The cost of national teacher certification is going up.
The board of directors of the private organization creating a voluntary nationwide system to certify accomplished teachers has raised the fee for candidates to $2,000. The decision last month by the National Board for Professional Teaching Standards was widely expected.
The new fee, an increase from the $975 charged to teachers who have undergone the process to date, is more closely in line with the actual cost of administering the assessments. (See Education Week, May 31, 1995.)
The organization’s 63-member board hopes states and districts will foot the bill for the $2,000 fee, which will cover the 1996-97 and 1997-98 school years.
Mary-Dean Barringer, the board’s vice president of programs for the advancement of teaching, said the board will market teacher certification as a wise investment of professional-development money.
“We feel confident that the increase in the fee is certainly not going to be an insurmountable obstacle to launching national board certification in big way next year,” Ms. Barringer said.
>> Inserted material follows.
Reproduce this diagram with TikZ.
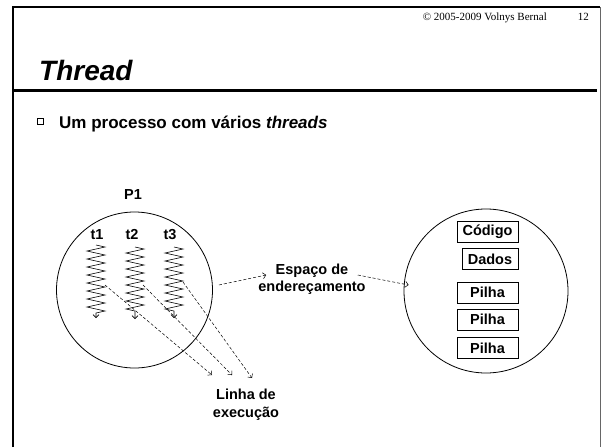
\documentclass[tikz,border=0pt]{standalone}
\usepackage{fontspec}
\setmainfont{Liberation Sans}
\newfontfamily\serifcr{Liberation Serif}
\usetikzlibrary{decorations.pathmorphing,arrows.meta}
\begin{document}
\begin{tikzpicture}[x=1pt,y=-1pt,
				every node/.style={font=\fontsize{14.5}{17}\selectfont\bfseries,inner sep=1pt},
				lbl/.style={align=center},
				region/.style={circle,draw,line width=0.8pt,inner sep=0},
				seg/.style={draw,line width=0.8pt,minimum width=61pt,minimum height=21pt,inner sep=0},
				thread/.style={decorate,decoration={zigzag,segment length=8pt,amplitude=9pt,post length=5pt},line width=0.6pt,-{Straight Barb[length=3pt,width=6pt]}},
				flow/.style={dash pattern=on 3pt off 2pt,line width=0.5pt,-{Straight Barb[length=3pt,width=6pt]}}]
\useasboundingbox (0,0) rectangle (602,447);
\draw[line width=2.5pt] (13,447) -- (13,7);
\draw[line width=1.5pt] (12,7) -- (600,7);
\draw[line width=0.8pt,black!60] (600,7) -- (600,447);
\draw[line width=3pt] (12,90) -- (597,90);
\node[font=\serifcr\fontsize{11}{12}\selectfont,anchor=base east] (copy) at (548,20) {© 2005-2009 Volnys Bernal};
\node[font=\serifcr\fontsize{11}{12}\selectfont,anchor=base east] (page) at (590,20) {12};
\node[font=\fontsize{28}{30}\selectfont\bfseries\itshape,anchor=base west] (title) at (38,80) {Thread};
\node[draw,line width=0.6pt,minimum size=6pt,inner sep=0] (bul) at (40,121) {};
\node[font=\fontsize{17}{20}\selectfont\bfseries,anchor=base west] (sub) at (58,128) {Um processo com vários \textit{threads}};
\node (p1) at (133,195) {P1};
\node[region,minimum size=156pt] (proc) at (134.5,290) {};
\node[anchor=base] (t1) at (97,239) {t1};
\node[anchor=base] (t2) at (132,239) {t2};
\node[anchor=base] (t3) at (170,239) {t3};
\coordinate (t1a) at (96,245);
\coordinate (t1b) at (96,318);
\coordinate (t2a) at (135,247);
\coordinate (t2b) at (135,319);
\coordinate (t3a) at (174,247);
\coordinate (t3b) at (174,318);
\draw[thread] (t1a) -- (t1b);
\draw[thread] (t2a) -- (t2b);
\draw[thread] (t3a) -- (t3b);
\node[region,minimum size=164pt] (addr) at (486,291) {};
\node[seg] (cod) at (487.5,232) {Código};
\node[seg,minimum width=56pt] (dad) at (490,259) {Dados};
\node[seg] (pil1) at (487.5,292.5) {Pilha};
\node[seg] (pil2) at (487.5,319.5) {Pilha};
\node[seg] (pil3) at (487.5,348) {Pilha};
\node[lbl] (espaco) at (312,279) {Espaço de\\endereçamento};
\node[lbl,font=\fontsize{14.5}{18}\selectfont\bfseries] (linha) at (246,405) {Linha de\\execução};
\coordinate (e1s) at (105,285);
\coordinate (e1e) at (212,375);
\coordinate (e2s) at (143,285);
\coordinate (e2e) at (232,375);
\coordinate (e3s) at (183,282);
\coordinate (e3e) at (252,378);
\draw[flow] (e1s) -- (e1e);
\draw[flow] (e2s) -- (e2e);
\draw[flow] (e3s) -- (e3e);
\draw[flow] ([xshift=6pt,yshift=5pt]proc.east) -- ([xshift=9pt,yshift=4pt]espaco.west);
\draw[flow] ([xshift=-9pt,yshift=4pt]espaco.east) -- ([xshift=5pt,yshift=6pt]addr.west);
\end{tikzpicture}
\end{document}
When the Detroit-based board was formed in 1987, national certification was seen as an attractive way to restructure the teaching force, providing teachers with new roles and allowing expert teachers to be paid for their knowledge.
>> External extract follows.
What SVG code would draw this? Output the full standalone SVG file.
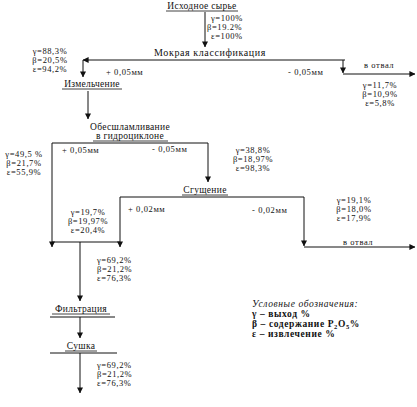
<svg xmlns="http://www.w3.org/2000/svg" width="417" height="407" viewBox="0 0 417 407">
<style>
text{font-family:"Liberation Serif","Times New Roman",serif;font-size:10px;fill:#111}
.n{font-size:9.5px;letter-spacing:0.3px}
.d{font-size:8.5px;letter-spacing:0.6px}
.c{text-anchor:middle}
.lg{font-weight:bold;font-size:9.5px;letter-spacing:0.6px}
.it{font-style:italic;font-weight:normal}
.u{stroke:#111;stroke-width:0.8}
.k{fill:none;stroke:#111;stroke-width:1}
.a{marker-end:url(#ah)}
</style>
<defs>
<marker id="ah" viewBox="0 0 8 8" refX="7.5" refY="4" markerWidth="6" markerHeight="6" orient="auto" markerUnits="userSpaceOnUse"><path d="M0,0 L8,4 L0,8 z" fill="#111"/></marker>
</defs>
<rect width="417" height="407" fill="#fff"/>
<g id="connectors">
<path class="k a" d="M205,12 V47"/>
<path class="k a" d="M345,60 H83"/>
<path class="k a" d="M83,60 V77"/>
<path class="k a" d="M343,60 V73"/>
<path class="k a" d="M343,74 H415"/>
<path class="k a" d="M88,91 V119"/>
<path class="k a" d="M52,143 V247"/>
<path class="k a" d="M52,143 H208 V182"/>
<path class="k a" d="M120,197 V247"/>
<path class="k a" d="M120,197 H304 V246"/>
<path class="k a" d="M304,247 H415"/>
<path class="k" d="M52,242 H120"/>
<path class="k a" d="M80,242 V301"/>
<path class="k" d="M50,317 H115"/>
<path class="k a" d="M80,317 V338"/>
<path class="k" d="M50,353 H117"/>
<path class="k a" d="M80,353 V393"/>
</g>
<g id="raw">
<text class="n c" x="202" y="9">Исходное сырье</text>
<line class="u" x1="166" y1="11" x2="238" y2="11"/>
</g>
<g id="d1">
<text class="d" x="211" y="21">γ=100%</text>
<text class="d" x="207" y="30">β=19.2%</text>
<text class="d" x="211" y="39">ε=100%</text>
</g>
<g id="classif">
<text class="c" x="210" y="56" style="letter-spacing:0.6px">Мокрая классификация</text>
</g>
<g id="lbl1">
<text class="d" x="106" y="75">+ 0,05мм</text>
<text class="d" x="288" y="75">- 0,05мм</text>
<text class="d" x="364" y="68">в отвал</text>
</g>
<g id="d2">
<text class="d c" x="50" y="54">γ=88,3%</text>
<text class="d c" x="50" y="63">β=20,5%</text>
<text class="d c" x="50" y="72">ε=94,2%</text>
</g>
<g id="d3">
<text class="d c" x="380" y="88">γ=11,7%</text>
<text class="d c" x="380" y="97">β=10,9%</text>
<text class="d c" x="380" y="106">ε=5,8%</text>
</g>
<g id="grind">
<text class="n c" x="92" y="87">Измельчение</text>
<line class="u" x1="62" y1="89" x2="122" y2="89"/>
</g>
<g id="hydro">
<text class="n c" x="130" y="130">Обесшламливание</text>
<text class="n c" x="130" y="139">в гидроциклоне</text>
<line class="u" x1="93" y1="141" x2="168" y2="141"/>
</g>
<g id="lbl2">
<text class="d" x="62" y="153">+ 0,05мм</text>
<text class="d" x="152" y="152">- 0,05мм</text>
</g>
<g id="d4">
<text class="d c" x="24" y="157">γ=49,5 %</text>
<text class="d c" x="24" y="166">β=21,7%</text>
<text class="d c" x="24" y="175">ε=55,9%</text>
</g>
<g id="d5">
<text class="d c" x="253" y="153">γ=38,8%</text>
<text class="d c" x="253" y="162">β=18,97%</text>
<text class="d c" x="253" y="171">ε=98,3%</text>
</g>
<g id="thick">
<text class="n c" x="205" y="193">Сгущение</text>
<line class="u" x1="182" y1="195" x2="228" y2="195"/>
</g>
<g id="lbl3">
<text class="d" x="128" y="212">+ 0,02мм</text>
<text class="d" x="252" y="213">- 0,02мм</text>
<text class="d" x="343" y="245">в отвал</text>
</g>
<g id="d6">
<text class="d c" x="354" y="203">γ=19,1%</text>
<text class="d c" x="354" y="212">β=18,0%</text>
<text class="d c" x="354" y="221">ε=17,9%</text>
</g>
<g id="d7">
<text class="d c" x="88" y="215">γ=19,7%</text>
<text class="d c" x="88" y="224">β=19,97%</text>
<text class="d c" x="88" y="233">ε=20,4%</text>
</g>
<g id="d8">
<text class="d" x="97" y="263">γ=69,2%</text>
<text class="d" x="97" y="272">β=21,2%</text>
<text class="d" x="97" y="281">ε=76,3%</text>
</g>
<g id="filter">
<text class="n c" x="81" y="312">Фильтрация</text>
<line class="u" x1="52" y1="314" x2="110" y2="314"/>
</g>
<g id="dry">
<text class="n c" x="81" y="349">Сушка</text>
<line class="u" x1="65" y1="351" x2="97" y2="351"/>
</g>
<g id="d9">
<text class="d" x="97" y="368">γ=69,2%</text>
<text class="d" x="97" y="377">β=21,2%</text>
<text class="d" x="97" y="386">ε=76,3%</text>
</g>
<g id="legend">
<text class="lg it" x="252" y="307">Условные обозначения:</text>
<text class="lg" x="252" y="317">γ – выход %</text>
<text class="lg" x="252" y="327">β – содержание P<tspan font-size="6.5" dy="1.5">2</tspan><tspan dy="-1.5">O</tspan><tspan font-size="6.5" dy="1.5">5</tspan><tspan dy="-1.5">%</tspan></text>
<text class="lg" x="252" y="337">ε – извлечение %</text>
</g>
</svg>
But the candidates who have gone through the process have viewed it primarily as a valuable learning experience, Ms. Barringer said, not as a means of earning recognition or rewards.
Money Well Spent
The national board’s assessments are expensive to administer because they try to capture a teacher’s performance over time. Candidates assemble portfolios showcasing their classroom activities over several months and then undergo exercises at an assessment center.
Classroom teachers score and rescore candidates’ work to ensure fairness. But that process also drives up the cost of the assessments.
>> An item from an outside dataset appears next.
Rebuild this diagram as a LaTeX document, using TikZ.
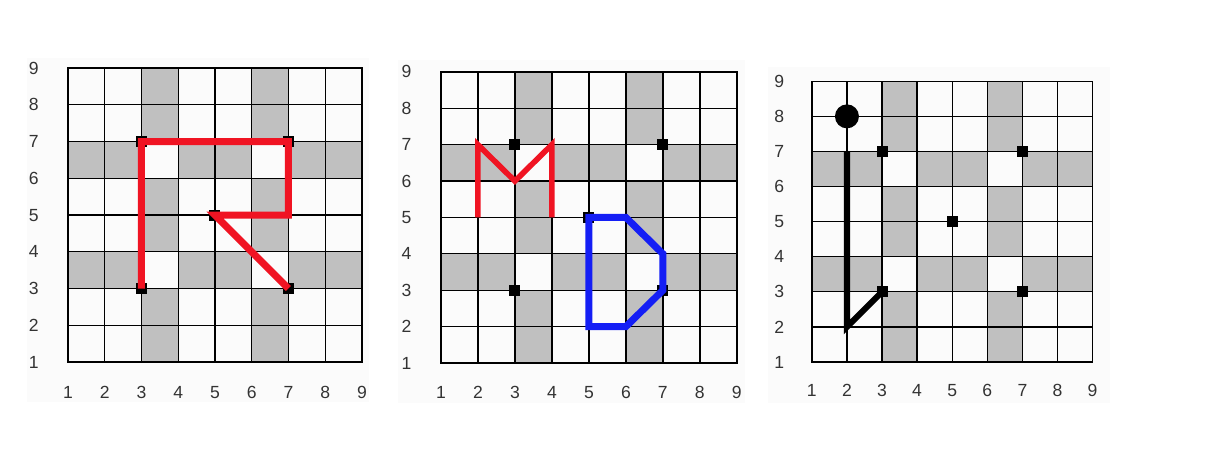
\documentclass[tikz,border=0pt]{standalone}
\usepackage{fontspec}
\setmainfont{Liberation Sans}

\definecolor{penred}{RGB}{240,20,35}
\definecolor{penblue}{RGB}{20,30,245}
\definecolor{cellgray}{RGB}{192,192,192}
\definecolor{panelbg}{RGB}{251,251,251}

% one 8x8 board with its axis numbers, in board units
\newcommand{\chessgrid}[1]{%
  \fill[cellgray, even odd rule] (3,1) rectangle (4,9) (6,1) rectangle (7,9)
    (1,3) rectangle (9,4) (1,6) rectangle (9,7);
  \foreach \k in {1,...,9} {
    \draw[gridline] (\k,1) -- (\k,9);
    \draw[gridline] (1,\k) -- (9,\k);
    \node[axislbl] (#1x\k) at (\k,0.18) {\k};
    \node[axislbl] (#1y\k) at (0.07,\k) {\k};
  }
}

\begin{document}
\begin{tikzpicture}[x=0.02cm, y=0.02cm,
  gridline/.style={draw=black, line width=0.75pt, line cap=rect},
  axislbl/.style={font=\fontsize{10}{12}\selectfont, text=black!80, inner sep=0pt},
  dotsq/.style={rectangle, fill=black, minimum size=6.3pt, inner sep=0pt},
  bigdot/.style={circle, fill=black, minimum size=0.48cm, inner sep=0pt},
  redline/.style={draw=penred, line width=4pt},
  thinred/.style={draw=penred, line width=3.2pt},
  blueline/.style={draw=penblue, line width=4pt},
  inkline/.style={draw=black, line width=3.5pt}
]
  \useasboundingbox (0,0) rectangle (1210,450);
  \fill[panelbg] (27,48) rectangle (369,392);
  \fill[panelbg] (398,47) rectangle (745,390);
  \fill[panelbg] (768,47) rectangle (1110,383);

  % board 1: R
  \begin{scope}[shift={(0.625cm,1.025cm)}, x=0.735cm, y=0.735cm]
    \chessgrid{a}
    \node[dotsq] (a37) at (3,7) {};
    \node[dotsq] (a77) at (7,7) {};
    \node[dotsq] (a55) at (5,5) {};
    \node[dotsq] (a33) at (3,3) {};
    \node[dotsq] (a73) at (7,3) {};
    \coordinate (a75) at (7,5);
    \draw[redline] (a33.center) -- (a37.center) -- (a77.center) -- (a75)
      -- (a55.center) -- (a73.center);
  \end{scope}

  % board 2: M and D
  \begin{scope}[shift={(8.08cm,1.012cm)}, x=0.74cm, y=0.728cm]
    \chessgrid{b}
    \node[dotsq] (b37) at (3,7) {};
    \node[dotsq] (b77) at (7,7) {};
    \node[dotsq] (b55) at (5,5) {};
    \node[dotsq] (b33) at (3,3) {};
    \node[dotsq] (b73) at (7,3) {};
    \coordinate (m25) at (2,5);
    \coordinate (m27) at (2,7);
    \coordinate (m36) at (3,6);
    \coordinate (m47) at (4,7);
    \coordinate (m45) at (4,5);
    \draw[thinred] (m25) -- (m27) -- (m36) -- (m47) -- (m45);
    \coordinate (d65) at (6,5);
    \coordinate (d74) at (7,4);
    \coordinate (d62) at (6,2);
    \coordinate (d52) at (5,2);
    \draw[blueline] (b55.center) -- (d65) -- (d74) -- (b73.center) -- (d62)
      -- (d52) -- cycle;
  \end{scope}

  % board 3: stroke with start dot
  \begin{scope}[shift={(15.538cm,1.058cm)}, x=0.702cm, y=0.702cm]
    \chessgrid{c}
    \node[dotsq] (c37) at (3,7) {};
    \node[dotsq] (c77) at (7,7) {};
    \node[dotsq] (c55) at (5,5) {};
    \node[dotsq] (c33) at (3,3) {};
    \node[dotsq] (c73) at (7,3) {};
    \node[bigdot] (c28) at (2,8) {};
    \coordinate (c27) at (2,7);
    \coordinate (c22) at (2,2);
    \draw[inkline] (c27) -- (c22) -- (c33.center);
  \end{scope}
\end{tikzpicture}
\end{document}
The organization has been working with a national advisory group that has suggested ways to bring down certification costs without sacrificing quality.
This year, for $975, the board is offering teachers two certificates, for generalists and English language-arts specialists who work with children in early adolescence.
Next year, in addition to the assessments in those areas, the board plans to offer certificates for early-childhood and middle-childhood generalists; for art teachers who work with children ages 11 through 18; and for math teachers who work with students ages 14 to 18.
Also last month, the organization elected five nationally certified teachers to its board of directors. They were selected from the 176 teachers who have earned certification so far.
Barbara B. Kelley, a physical-education teacher from Bangor, Maine, stepped up to become the vice chairwoman of the organization. Gov. James B. Hunt Jr. of North Carolina was elected for another term as chairman.